— BEGIN —

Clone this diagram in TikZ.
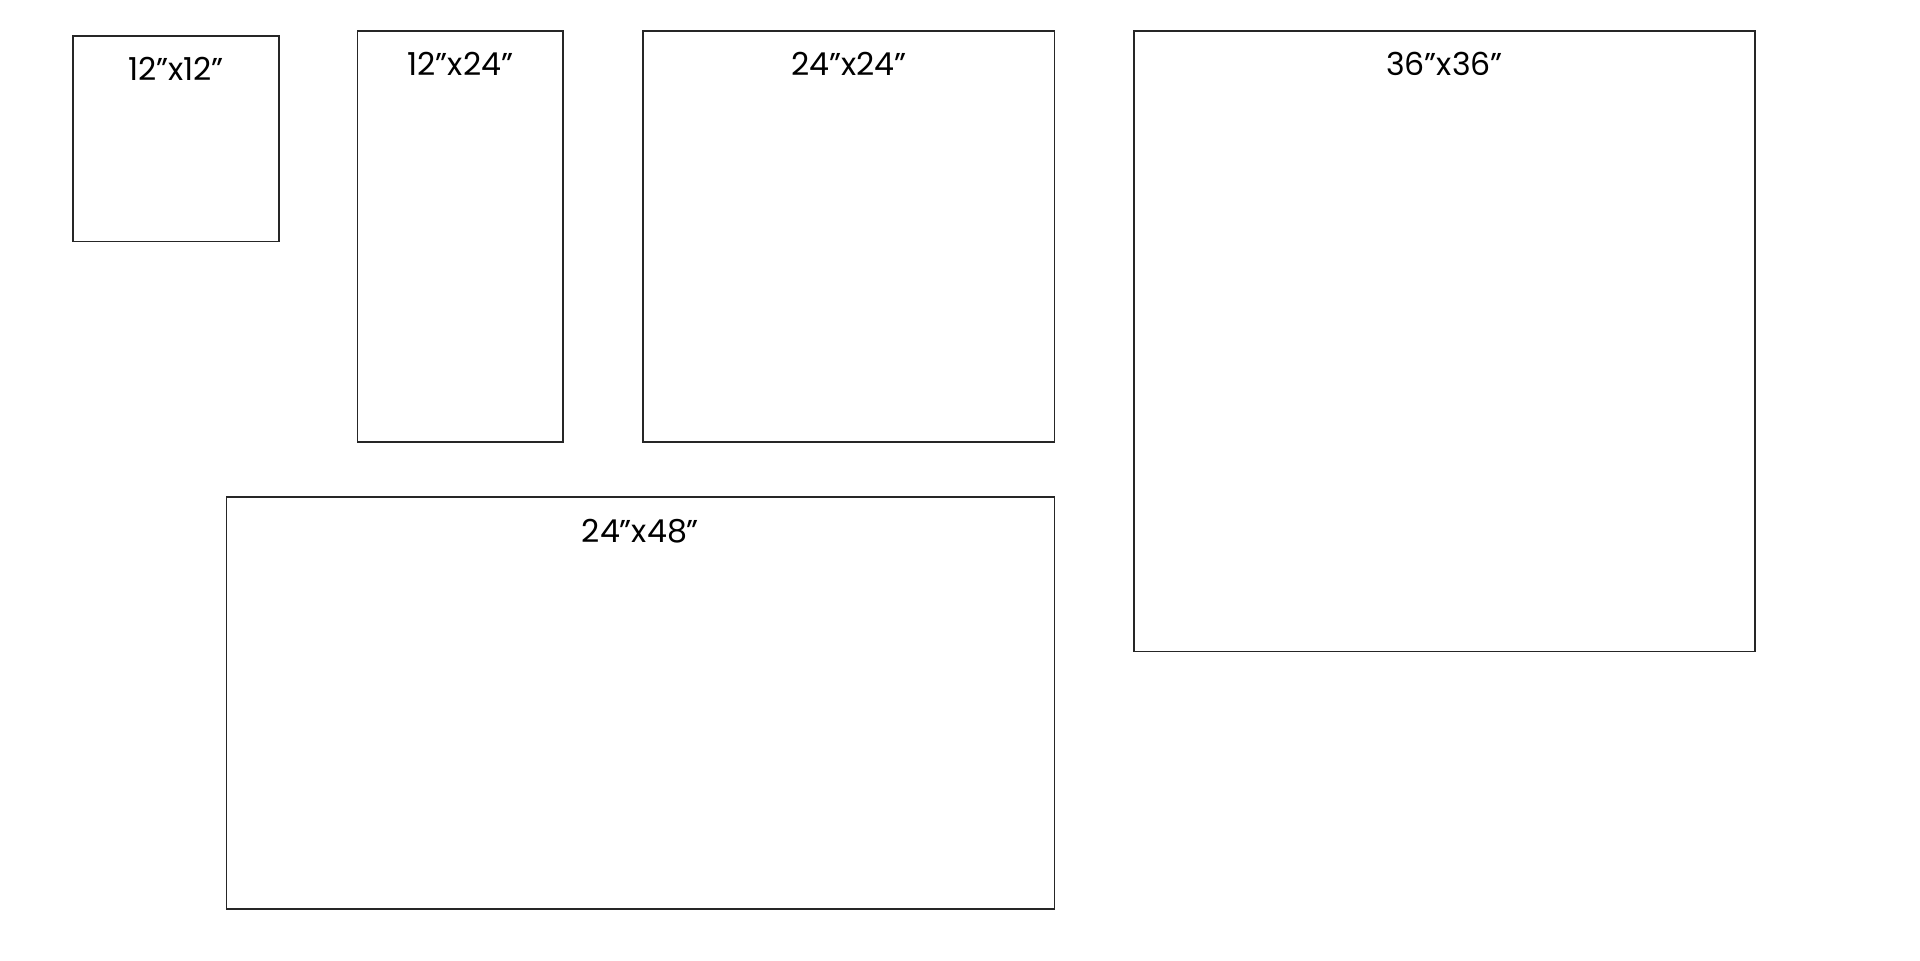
\documentclass[tikz,border=0pt]{standalone}
\usepackage{fontspec}
\setmainfont{Poppins}
\usetikzlibrary{positioning}
\newcommand{\inch}{0.2cm}

\begin{document}
\begin{tikzpicture}[x=\inch,y=\inch,node distance=4.55*\inch,
    board/.style={draw=black!85,line width=0.6pt,rectangle,inner sep=0pt},
    size/.style={anchor=north,inner sep=0pt,yshift=-7.3pt,
      font=\fontsize{10.5}{12}\selectfont}]
      \useasboundingbox (0,0) rectangle (112,-56);
      % boards, one inch = one unit
      \node[board,anchor=north west,minimum width=12*\inch,minimum height=12*\inch] (sq12) at (4.22,-2.03) {};
      \node[board,anchor=north west,minimum width=12*\inch,minimum height=24*\inch] (rect1224) at (20.8,-1.75) {};
      \node[board,right=of rect1224.north east,anchor=north west,minimum width=24*\inch,minimum height=24*\inch] (sq24) {};
      \node[board,right=of sq24.north east,anchor=north west,minimum width=36.2*\inch,minimum height=36.2*\inch] (sq36) {};
      \node[board,below=3.1*\inch of sq24.south east,anchor=north east,minimum width=48.3*\inch,minimum height=24*\inch] (rect2448) {};
      %
      \node[size] (sq12_label) at (sq12.north) {12"x12"};
      \node[size] (rect1224_label) at (rect1224.north) {12"x24"};
      \node[size] (sq24_label) at (sq24.north) {24"x24"};
      \node[size] (sq36_label) at (sq36.north) {36"x36"};
      \node[size] (rect2448_label) at (rect2448.north) {24"x48"};
\end{tikzpicture}
\end{document}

— END —

What is required: Without the pictures, transcribe the listing above exactly.

Solution to this problem:
Clone this diagram in TikZ.
\documentclass[tikz,border=0pt]{standalone}
\usepackage{fontspec}
\setmainfont{Poppins}
\usetikzlibrary{positioning}
\newcommand{\inch}{0.2cm}

\begin{document}
\begin{tikzpicture}[x=\inch,y=\inch,node distance=4.55*\inch,
    board/.style={draw=black!85,line width=0.6pt,rectangle,inner sep=0pt},
    size/.style={anchor=north,inner sep=0pt,yshift=-7.3pt,
      font=\fontsize{10.5}{12}\selectfont}]
      \useasboundingbox (0,0) rectangle (112,-56);
      % boards, one inch = one unit
      \node[board,anchor=north west,minimum width=12*\inch,minimum height=12*\inch] (sq12) at (4.22,-2.03) {};
      \node[board,anchor=north west,minimum width=12*\inch,minimum height=24*\inch] (rect1224) at (20.8,-1.75) {};
      \node[board,right=of rect1224.north east,anchor=north west,minimum width=24*\inch,minimum height=24*\inch] (sq24) {};
      \node[board,right=of sq24.north east,anchor=north west,minimum width=36.2*\inch,minimum height=36.2*\inch] (sq36) {};
      \node[board,below=3.1*\inch of sq24.south east,anchor=north east,minimum width=48.3*\inch,minimum height=24*\inch] (rect2448) {};
      %
      \node[size] (sq12_label) at (sq12.north) {12"x12"};
      \node[size] (rect1224_label) at (rect1224.north) {12"x24"};
      \node[size] (sq24_label) at (sq24.north) {24"x24"};
      \node[size] (sq36_label) at (sq36.north) {36"x36"};
      \node[size] (rect2448_label) at (rect2448.north) {24"x48"};
\end{tikzpicture}
\end{document}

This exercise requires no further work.